In Japan, the government has built a demonstration version of its high-speed bullet train that uses superconducting magnets to travel on a cushion of magnetic fields. Utility cables using low-temperature superconductors have been built and tested, but their cooling costs have been too high to give them much commercial appeal.

In 1986, however, researchers at an IBM laboratory in Zurich, Switzerland, discovered a new class of ceramic-like superconductors that lost their resistance at 35 K. Within a few months, scientists in the United States had found similar materials that lost their resistance to current at 92 K. At these temperatures, cooling becomes much more economical. Such "high temperature" superconductors form the basis for the cable Detroit Edison will test.

Indeed, the cables represent a turning point for high-temperature superconductors as a whole. "They are creating a market on a much more rapid time scale than anyone predicted," says Gregory Yurek, president of American Superconductor Corp., a Westborough, Mass., company that developed the wires for Detroit Edison's new cables.

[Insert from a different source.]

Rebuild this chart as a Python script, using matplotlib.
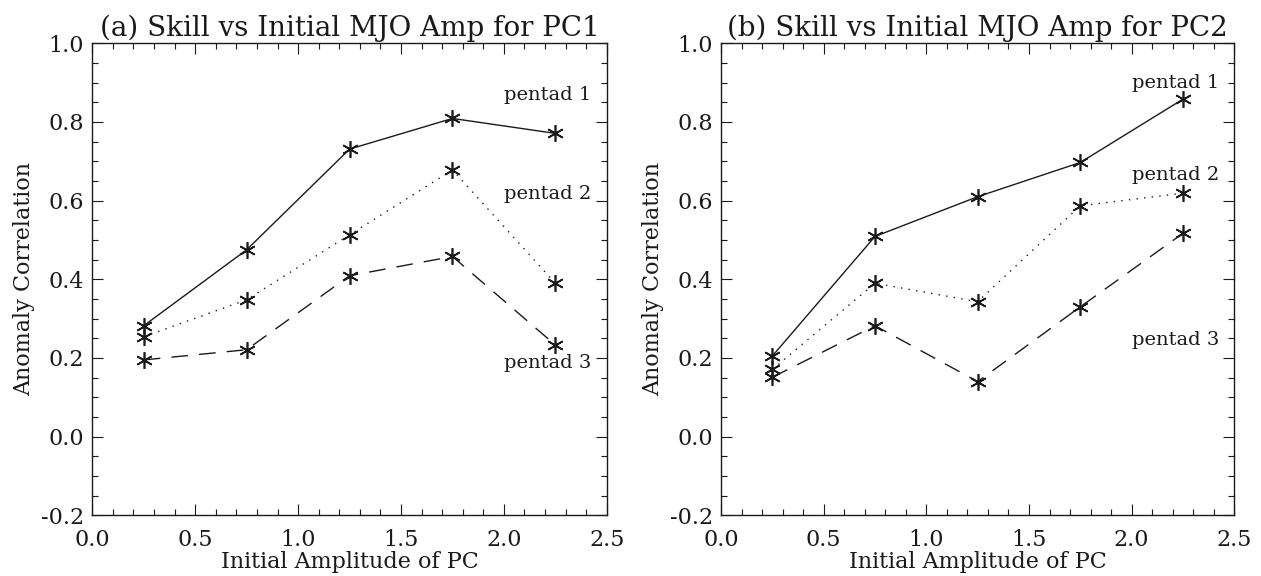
import numpy as np
import matplotlib
matplotlib.use("Agg")
import matplotlib.pyplot as plt
from matplotlib.ticker import MultipleLocator, FormatStrFormatter

plt.rcParams['font.family'] = ['DejaVu Serif']
plt.rcParams['mathtext.fontset'] = 'dejavuserif'

# Initial amplitude bins
amp = [0.25, 0.75, 1.25, 1.75, 2.25]

# (a) PC1 skill
pc1_pentad1 = [0.282, 0.475, 0.731, 0.809, 0.771]
pc1_pentad2 = [0.254, 0.348, 0.513, 0.678, 0.390]
pc1_pentad3 = [0.195, 0.221, 0.409, 0.458, 0.233]

# (b) PC2 skill
pc2_pentad1 = [0.205, 0.509, 0.610, 0.697, 0.858]
pc2_pentad2 = [0.171, 0.390, 0.343, 0.587, 0.619]
pc2_pentad3 = [0.151, 0.282, 0.140, 0.330, 0.517]

titles = ['(a) Skill vs Initial MJO Amp for PC1',
          '(b) Skill vs Initial MJO Amp for PC2']
label_names = ['pentad 1', 'pentad 2', 'pentad 3']
# label y positions (data units)
pc1_label_y = [0.869, 0.617, 0.187]
pc2_label_y = [0.898, 0.665, 0.246]

fig = plt.figure(figsize=(12.61, 5.76), dpi=100)
ax1 = fig.add_axes([0.0732, 0.1054, 0.408, 0.8194])
ax2 = fig.add_axes([0.5718, 0.1054, 0.407, 0.8194])

col = '#1a1a1a'
styles = ['-', (0, (1, 4.5)), (0, (12, 8))]
marker = (6, 2, 0)

for ax, series, ly, title in [
        (ax1, [pc1_pentad1, pc1_pentad2, pc1_pentad3], pc1_label_y, titles[0]),
        (ax2, [pc2_pentad1, pc2_pentad2, pc2_pentad3], pc2_label_y, titles[1])]:
    for s, ls in zip(series, styles):
        ax.plot(amp, s, linestyle=ls, color=col, linewidth=1.0,
                marker=marker, markersize=12, markeredgewidth=1.2,
                markeredgecolor=col)
    for name, y in zip(label_names, ly):
        ax.text(2.0, y, name, fontsize=14, color=col, va='center', ha='left')

    ax.set_xlim(0, 2.5)
    ax.set_ylim(-0.2, 1.0)
    ax.xaxis.set_major_locator(MultipleLocator(0.5))
    ax.xaxis.set_minor_locator(MultipleLocator(0.1))
    ax.yaxis.set_major_locator(MultipleLocator(0.2))
    ax.yaxis.set_minor_locator(MultipleLocator(0.05))
    ax.xaxis.set_major_formatter(FormatStrFormatter('%.1f'))
    ax.yaxis.set_major_formatter(FormatStrFormatter('%.1f'))
    ax.tick_params(which='both', direction='in', top=True, right=True,
                   labelsize=16, colors=col, width=0.8)
    ax.tick_params(which='major', length=8)
    ax.tick_params(axis='x', which='major', pad=10)
    ax.tick_params(axis='y', which='major', pad=6)
    ax.tick_params(which='minor', length=4.5)
    for sp in ax.spines.values():
        sp.set_linewidth(1.0)
        sp.set_color(col)

    ax.set_title(title, fontsize=20, color=col, pad=5)
    ax.set_xlabel('Initial Amplitude of PC', fontsize=16, color=col, labelpad=0)
    ax.set_ylabel('Anomaly Correlation', fontsize=16, color=col, labelpad=4)

fig.savefig('out.png', dpi=100)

In the Detroit project, announced last month as a US Department of Energy contract, three thinner superconducting cables with a combined weight of 200 pounds will carry as much electricity as the nine conventional cables they replace, which weigh 18,000 pounds.

Today, as states press forward with efforts to deregulate electric utilities, the most successful competitors will be utilities, generating companies, and distribution firms that not only can match low prices but can guarantee the quality and reliability of the power they deliver, Dr. Yurek says, adding that superconducting equipment for utilities holds the key to quality and reliability.

As much progress as wiremakers such as Yurek have made bending the new superconductors to fit their vision of the future, the price of the wire needs to drop further, says EPRI's Von Dollen.

Currently, Yurek's company is working with EPRI, Los Alamos, and the Oak Ridge National Laboratory to develop a new form of wire fabrication that uses a less costly recipe for high-temperature superconductors.

"The biggest commercial promise comes when you make high-performance wire that's really cheap," Von Dollen says. "If this pans out, all of the power applications become a lot more attractive. We're not there yet, but any day now."